With more clues in hand, I found two arrival records for Maria Gaetana Laurenziello of Pescopagano in 1903. Unfortunately, there are two localities in Italy with that name—one is a frazione in the Province of Caserta, and the other is a comune in Potenza. A surname frequency map lead me to the latter. Once I had a town, name, and possible date of birth to check, I started looking at the Pescopagano Stato Civile records on Family Search. In a matter of minutes, I had found her.
At 8:50 am on 13 April 1882, Pietro Rubini, sindaco and official of the Stato Civile of the Comune di Pescopagano, reports that Antonio Laurenziello, a 40-year-old peasant—or farmer, depending on how you want to translate contadino—residing in Pescopagano, declares that, at 11:50 am the previous day, his wife, Maria Laviano, gave birth to a girl whom they have named Maria Gaetana at Via Colombaia, No. 4. This is the same birthdate listed on her death certificate.
Over the next couple of months, I was able to further link Mrs. Ida Fischetti to this record and to other relatives living the United States.
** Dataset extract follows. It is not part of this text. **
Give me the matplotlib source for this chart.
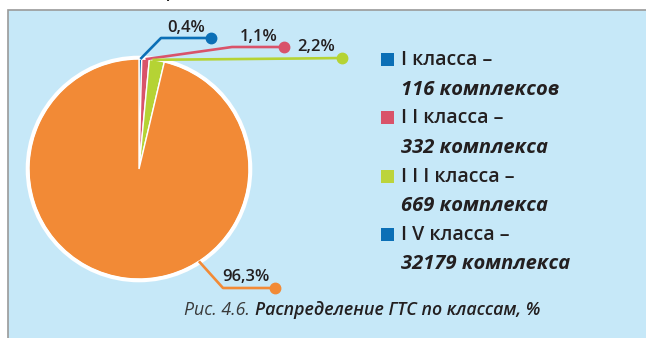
import matplotlib
matplotlib.use("Agg")
import matplotlib.pyplot as plt
from matplotlib.patches import Rectangle, Circle
import numpy as np

# Доли ГТС по классам, %
shares = [0.4, 1.1, 2.2, 96.3]
share_labels = ["0,4%", "1,1%", "2,2%", "96,3%"]
slice_colors = ["#0b6fb6", "#d9536a", "#b5d334", "#f28a36"]

# Подписи легенды
legend_head = ["I класса –", "I I класса –", "I I I класса –", "I V класса –"]
legend_tail = ["116 комплексов", "332 комплекса", "669 комплекса", "32179 комплекса"]
legend_colors = ["#0b6fb6", "#d9536a", "#bcd43c", "#0b6fb6"]

caption_num = "Рис. 4.6. "
caption_text = "Распределение ГТС по классам, %"

W, H = 646, 338
FONT = "Open Sans"
TXT = "#231f20"


def Y(y):
    # пиксели сверху вниз -> координаты осей
    return H - y


fig = plt.figure(figsize=(W / 100, H / 100), dpi=100)
ax = fig.add_axes([0, 0, 1, 1])

# фон рамки
ax.add_patch(Rectangle((8, -5), W, Y(10) + 5, facecolor="#c6e8f8",
                       edgecolor="#9a9a9a", linewidth=1.2, zorder=0))

# кусочек строки над рамкой
ax.text(172, Y(-4), "р", fontsize=16, family="DejaVu Serif", style="italic",
        ha="center", va="baseline", color="#222222")

cx, cy, r = 139, Y(169), 110
wedges, _ = ax.pie(shares, colors=slice_colors, startangle=90, counterclock=False,
                   center=(cx, cy), radius=r, frame=True,
                   wedgeprops=dict(edgecolor="white", linewidth=1.0))
ax.add_patch(Circle((cx, cy), r + 1.5, facecolor="none", edgecolor="white",
                    linewidth=2.6, zorder=5))

# выноски: угол на круге, излом, конец с точкой, позиция подписи
anchor_ang = [None, None, None, -57]
elbows = [(161, 38), (232, 47), (300, 58.5), (223, 288)]
ends = [(211, 38), (284, 47), (342, 58), (275, 288)]
label_pos = [(186, 28), (259, 37), (316, 47), (246, 277)]

for i, w in enumerate(wedges):
    ang = anchor_ang[i]
    if ang is None:
        ang = (w.theta1 + w.theta2) / 2
    if i == 2:
        ang = w.theta1 + 0.8 * (w.theta2 - w.theta1)
    a = np.deg2rad(ang)
    x0, y0 = cx + r * np.cos(a), cy + r * np.sin(a)
    xs = [x0, elbows[i][0], ends[i][0]]
    ys = [y0, Y(elbows[i][1]), Y(ends[i][1])]
    ax.plot(xs, ys, color=slice_colors[i], linewidth=1.9,
            solid_capstyle="butt", zorder=6)
    ax.plot(ends[i][0], Y(ends[i][1]), "o", color=slice_colors[i],
            markersize=7.5, zorder=7)
    ax.text(label_pos[i][0], Y(label_pos[i][1]), share_labels[i],
            fontsize=12, family=FONT, weight="semibold", color=TXT,
            ha="center", va="center", zorder=8)

# легенда
rows_head = [59, 117, 176, 234]
rows_tail = [90, 148, 206, 264]
for i in range(len(legend_head)):
    ax.add_patch(Rectangle((381, Y(rows_head[i]) - 6.5), 13, 13,
                           facecolor=legend_colors[i], edgecolor="none"))
    ax.text(401, Y(rows_head[i] + 1), legend_head[i], fontsize=14, family=FONT,
            weight="semibold", color=TXT, ha="left", va="center")
    ax.text(401, Y(rows_tail[i]), legend_tail[i], fontsize=14.5, family=FONT,
            weight="bold", style="italic", color=TXT, ha="left", va="center")

# подпись рисунка
t1 = ax.text(0, 0, caption_num, fontsize=12.8, family=FONT, style="italic",
             color="#3a3a3a", ha="left", va="center")
t2 = ax.text(0, 0, caption_text, fontsize=12.8, family=FONT, style="italic",
             weight="semibold", color=TXT, ha="left", va="center")
fig.canvas.draw()
rend = fig.canvas.get_renderer()
w1 = t1.get_window_extent(rend).width
w2 = t2.get_window_extent(rend).width
x_start = 362 - (w1 + w2) / 2
t1.set_position((x_start, Y(310)))
t2.set_position((x_start + w1, Y(310)))

ax.set_xlim(0, W)
ax.set_ylim(0, H)
ax.set_aspect("auto")
ax.axis("off")

fig.savefig("out.png", dpi=100)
I eventually would be able to go back six generations of Laurenziello ancestors in Pescopagano to my seventh great-grandparents Angiolantonio Laurenziello and Olimpia Aranco, who lived in the 18th century. It still surprises that what was once one of the most uncertain branches of my family tree is now one of the clearest and most expansive—or, as my friend says, “they were ready to be found.”